▸ Supplied information

'''

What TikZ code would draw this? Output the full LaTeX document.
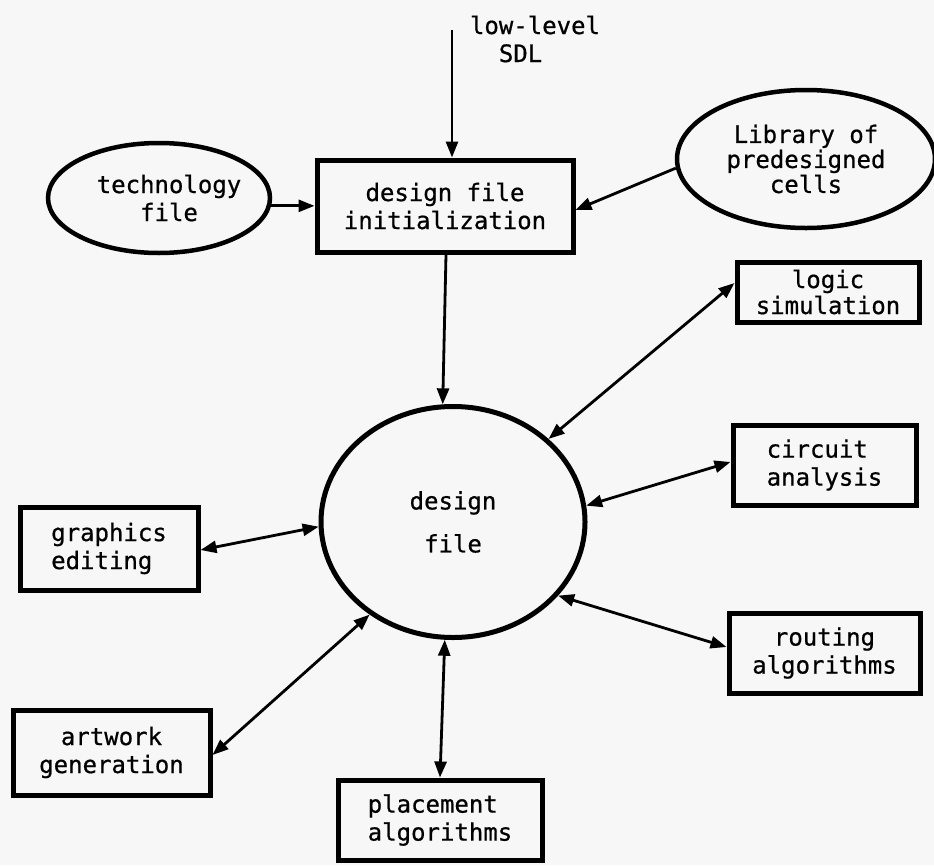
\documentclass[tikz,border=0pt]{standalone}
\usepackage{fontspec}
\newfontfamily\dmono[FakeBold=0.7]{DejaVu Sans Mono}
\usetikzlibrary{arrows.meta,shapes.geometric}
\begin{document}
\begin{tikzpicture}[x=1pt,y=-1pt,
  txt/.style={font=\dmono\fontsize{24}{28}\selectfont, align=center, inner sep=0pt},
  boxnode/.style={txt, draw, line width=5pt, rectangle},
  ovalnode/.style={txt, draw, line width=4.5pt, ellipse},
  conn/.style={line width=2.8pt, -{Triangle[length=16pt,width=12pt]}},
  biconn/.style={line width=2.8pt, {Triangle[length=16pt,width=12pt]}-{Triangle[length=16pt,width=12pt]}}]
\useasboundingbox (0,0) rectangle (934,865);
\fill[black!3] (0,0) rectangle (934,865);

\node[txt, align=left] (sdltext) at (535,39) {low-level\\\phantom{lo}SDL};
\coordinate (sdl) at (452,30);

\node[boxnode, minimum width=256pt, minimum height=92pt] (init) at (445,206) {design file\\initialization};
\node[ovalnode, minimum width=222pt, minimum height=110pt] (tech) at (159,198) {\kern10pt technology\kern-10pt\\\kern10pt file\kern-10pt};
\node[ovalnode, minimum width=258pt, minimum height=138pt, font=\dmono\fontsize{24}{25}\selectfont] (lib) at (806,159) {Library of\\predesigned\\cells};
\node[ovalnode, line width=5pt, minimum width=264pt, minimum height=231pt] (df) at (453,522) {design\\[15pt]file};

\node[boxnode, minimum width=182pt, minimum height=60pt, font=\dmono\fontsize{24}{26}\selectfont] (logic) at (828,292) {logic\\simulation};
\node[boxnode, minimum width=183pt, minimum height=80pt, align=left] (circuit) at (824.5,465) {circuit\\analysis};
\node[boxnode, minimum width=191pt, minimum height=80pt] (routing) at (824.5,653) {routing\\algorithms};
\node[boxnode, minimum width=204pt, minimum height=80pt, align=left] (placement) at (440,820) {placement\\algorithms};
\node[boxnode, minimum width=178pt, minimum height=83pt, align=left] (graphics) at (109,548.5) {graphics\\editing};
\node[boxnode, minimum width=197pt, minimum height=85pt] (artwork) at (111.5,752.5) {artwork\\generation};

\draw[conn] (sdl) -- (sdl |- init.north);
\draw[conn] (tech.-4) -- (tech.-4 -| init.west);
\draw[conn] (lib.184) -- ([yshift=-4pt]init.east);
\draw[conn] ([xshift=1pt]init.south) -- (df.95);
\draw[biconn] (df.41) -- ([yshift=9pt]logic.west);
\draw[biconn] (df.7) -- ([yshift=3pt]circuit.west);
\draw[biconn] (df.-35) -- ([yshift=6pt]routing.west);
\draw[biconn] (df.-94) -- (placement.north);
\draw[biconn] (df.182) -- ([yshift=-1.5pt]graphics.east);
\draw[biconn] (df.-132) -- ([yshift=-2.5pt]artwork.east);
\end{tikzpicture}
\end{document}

'''

▸ Problem
Every line from the start of the listing above through the line with "line width=5pt, minimum" should be repeated exactly; skip the pictures and add nothing else.

▸ Written solution
What TikZ code would draw this? Output the full LaTeX document.
\documentclass[tikz,border=0pt]{standalone}
\usepackage{fontspec}
\newfontfamily\dmono[FakeBold=0.7]{DejaVu Sans Mono}
\usetikzlibrary{arrows.meta,shapes.geometric}
\begin{document}
\begin{tikzpicture}[x=1pt,y=-1pt,
  txt/.style={font=\dmono\fontsize{24}{28}\selectfont, align=center, inner sep=0pt},
  boxnode/.style={txt, draw, line width=5pt, rectangle},
  ovalnode/.style={txt, draw, line width=4.5pt, ellipse},
  conn/.style={line width=2.8pt, -{Triangle[length=16pt,width=12pt]}},
  biconn/.style={line width=2.8pt, {Triangle[length=16pt,width=12pt]}-{Triangle[length=16pt,width=12pt]}}]
\useasboundingbox (0,0) rectangle (934,865);
\fill[black!3] (0,0) rectangle (934,865);

\node[txt, align=left] (sdltext) at (535,39) {low-level\\\phantom{lo}SDL};
\coordinate (sdl) at (452,30);

\node[boxnode, minimum width=256pt, minimum height=92pt] (init) at (445,206) {design file\\initialization};
\node[ovalnode, minimum width=222pt, minimum height=110pt] (tech) at (159,198) {\kern10pt technology\kern-10pt\\\kern10pt file\kern-10pt};
\node[ovalnode, minimum width=258pt, minimum height=138pt, font=\dmono\fontsize{24}{25}\selectfont] (lib) at (806,159) {Library of\\predesigned\\cells};
\node[ovalnode, line width=5pt, minimum width=264pt, minimum height=231pt] (df) at (453,522) {design\\[15pt]file};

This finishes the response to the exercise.